Denmark’s pledge to biodiversity a fiasco

Kilde digitaljournal.com

International fokus på Danmarks tab af biodiversitet.

A report due to be released next week reveals how poorly Denmark’s national environment has been managed, despite obligations and rhetoric. Presenting a picture of plants and animals under attack, the results are much the same for the rest of the world.

A classic tune by the Doors, when the music’s over, laments mankind’s treatment of the planet; how we “ravaged and plundered and ripped her and bit her… and tied her with fences and dragged her down.” Man-made environmental degradation remains a germane issue with celebrities like Gwyneth Paltrow and director James Cameron leading high-profile awareness campaigns and 2010 being the United Nations International Year of Biodiversity. There’s even a UN Goodwill Ambassador for Biodiversity (actor Edward Norton).
Now armed with comprehensive data, scientists are joining the flower child echo of the 60s, raising the Cassandra spectre and warning policy-makers of the dangers of ambivalence. Denmark’s Biodiversity 2010: Status, Development and Threats, research prepared by the National Environmental Research Institute (NERI) at the University of Aarhus paints a bleak picture for the natural environment in this Scandinavian state despite its successful eco-branding.
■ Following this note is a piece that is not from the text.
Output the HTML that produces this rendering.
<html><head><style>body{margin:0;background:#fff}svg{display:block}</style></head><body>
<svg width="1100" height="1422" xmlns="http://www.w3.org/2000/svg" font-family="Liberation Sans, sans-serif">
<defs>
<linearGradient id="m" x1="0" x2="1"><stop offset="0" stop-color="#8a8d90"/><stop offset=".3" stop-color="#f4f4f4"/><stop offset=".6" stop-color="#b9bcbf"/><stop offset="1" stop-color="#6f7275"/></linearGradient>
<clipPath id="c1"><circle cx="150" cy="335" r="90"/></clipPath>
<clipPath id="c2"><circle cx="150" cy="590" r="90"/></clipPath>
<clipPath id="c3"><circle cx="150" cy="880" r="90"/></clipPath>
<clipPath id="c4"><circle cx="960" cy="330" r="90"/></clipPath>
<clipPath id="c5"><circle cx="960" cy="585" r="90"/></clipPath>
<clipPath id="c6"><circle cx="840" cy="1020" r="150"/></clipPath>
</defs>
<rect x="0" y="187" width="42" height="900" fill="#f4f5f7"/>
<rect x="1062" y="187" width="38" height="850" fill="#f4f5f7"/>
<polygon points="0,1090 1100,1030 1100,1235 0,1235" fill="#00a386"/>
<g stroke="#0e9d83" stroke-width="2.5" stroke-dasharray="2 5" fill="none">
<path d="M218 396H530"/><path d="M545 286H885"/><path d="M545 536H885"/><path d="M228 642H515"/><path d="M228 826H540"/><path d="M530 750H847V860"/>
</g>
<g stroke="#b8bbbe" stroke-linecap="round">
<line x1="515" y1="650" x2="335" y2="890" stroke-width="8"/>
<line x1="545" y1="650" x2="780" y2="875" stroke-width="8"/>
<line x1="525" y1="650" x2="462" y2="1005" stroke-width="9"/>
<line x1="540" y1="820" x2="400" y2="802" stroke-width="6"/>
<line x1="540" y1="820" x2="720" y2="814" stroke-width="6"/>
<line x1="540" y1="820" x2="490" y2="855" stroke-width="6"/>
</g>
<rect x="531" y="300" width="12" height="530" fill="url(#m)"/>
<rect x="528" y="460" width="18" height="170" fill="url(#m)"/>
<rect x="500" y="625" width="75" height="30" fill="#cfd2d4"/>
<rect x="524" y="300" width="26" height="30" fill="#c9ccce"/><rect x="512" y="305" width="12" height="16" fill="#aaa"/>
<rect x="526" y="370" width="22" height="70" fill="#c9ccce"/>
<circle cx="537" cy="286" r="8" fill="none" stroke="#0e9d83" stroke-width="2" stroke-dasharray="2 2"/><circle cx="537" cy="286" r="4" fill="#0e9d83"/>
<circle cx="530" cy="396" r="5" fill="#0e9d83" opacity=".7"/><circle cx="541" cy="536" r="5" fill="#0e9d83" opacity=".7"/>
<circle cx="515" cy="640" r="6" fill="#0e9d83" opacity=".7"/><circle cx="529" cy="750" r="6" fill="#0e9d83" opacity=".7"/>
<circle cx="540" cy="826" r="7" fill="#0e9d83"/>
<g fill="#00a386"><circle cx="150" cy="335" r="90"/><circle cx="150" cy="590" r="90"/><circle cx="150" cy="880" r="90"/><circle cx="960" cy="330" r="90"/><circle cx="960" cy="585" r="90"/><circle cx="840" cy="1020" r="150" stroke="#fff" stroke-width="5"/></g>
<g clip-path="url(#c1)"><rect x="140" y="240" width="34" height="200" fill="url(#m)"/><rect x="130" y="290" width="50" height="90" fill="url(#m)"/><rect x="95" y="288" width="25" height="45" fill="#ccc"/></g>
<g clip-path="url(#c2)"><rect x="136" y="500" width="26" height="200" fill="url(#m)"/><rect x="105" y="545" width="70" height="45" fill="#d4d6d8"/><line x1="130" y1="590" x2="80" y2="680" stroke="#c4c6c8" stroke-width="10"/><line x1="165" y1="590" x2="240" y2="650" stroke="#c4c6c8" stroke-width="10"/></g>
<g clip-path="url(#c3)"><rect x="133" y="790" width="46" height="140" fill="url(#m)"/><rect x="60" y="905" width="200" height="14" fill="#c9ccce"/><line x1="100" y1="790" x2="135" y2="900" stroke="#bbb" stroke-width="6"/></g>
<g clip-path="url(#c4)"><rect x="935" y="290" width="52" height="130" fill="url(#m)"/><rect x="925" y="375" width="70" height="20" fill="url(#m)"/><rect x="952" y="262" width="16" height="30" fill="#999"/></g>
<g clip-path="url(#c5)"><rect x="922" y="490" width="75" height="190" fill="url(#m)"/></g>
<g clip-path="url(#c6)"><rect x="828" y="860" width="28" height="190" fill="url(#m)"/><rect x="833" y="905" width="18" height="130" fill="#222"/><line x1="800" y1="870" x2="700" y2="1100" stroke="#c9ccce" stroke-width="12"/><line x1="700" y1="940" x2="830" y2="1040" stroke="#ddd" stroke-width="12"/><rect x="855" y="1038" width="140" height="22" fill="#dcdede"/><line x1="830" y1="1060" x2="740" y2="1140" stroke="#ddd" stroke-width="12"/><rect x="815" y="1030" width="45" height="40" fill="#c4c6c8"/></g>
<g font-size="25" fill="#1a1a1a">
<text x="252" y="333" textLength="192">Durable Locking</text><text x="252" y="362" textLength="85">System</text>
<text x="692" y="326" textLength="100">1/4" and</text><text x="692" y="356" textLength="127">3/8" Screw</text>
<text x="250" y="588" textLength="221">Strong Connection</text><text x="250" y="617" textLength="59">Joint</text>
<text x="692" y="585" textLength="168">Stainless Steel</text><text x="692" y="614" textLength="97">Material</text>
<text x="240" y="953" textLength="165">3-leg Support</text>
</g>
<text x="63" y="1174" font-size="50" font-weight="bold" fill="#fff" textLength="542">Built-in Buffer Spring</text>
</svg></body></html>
Denmark is cited as a beacon of hope in the struggle for increased environmental sustainability, but the report proves otherwise and should therefore transform that beacon’s message into a global distress signal, according to Professor of Biodiversity Kaj Sand Jensen of Copenhagen University. In Denmark “we’ve gone from doing a pretty good job [protecting the environment] to doing a really bad one,” said Jensen. “We’re on par with countries like Macedonia. That’s pitiful,” he told Jyllands-Posten, a daily.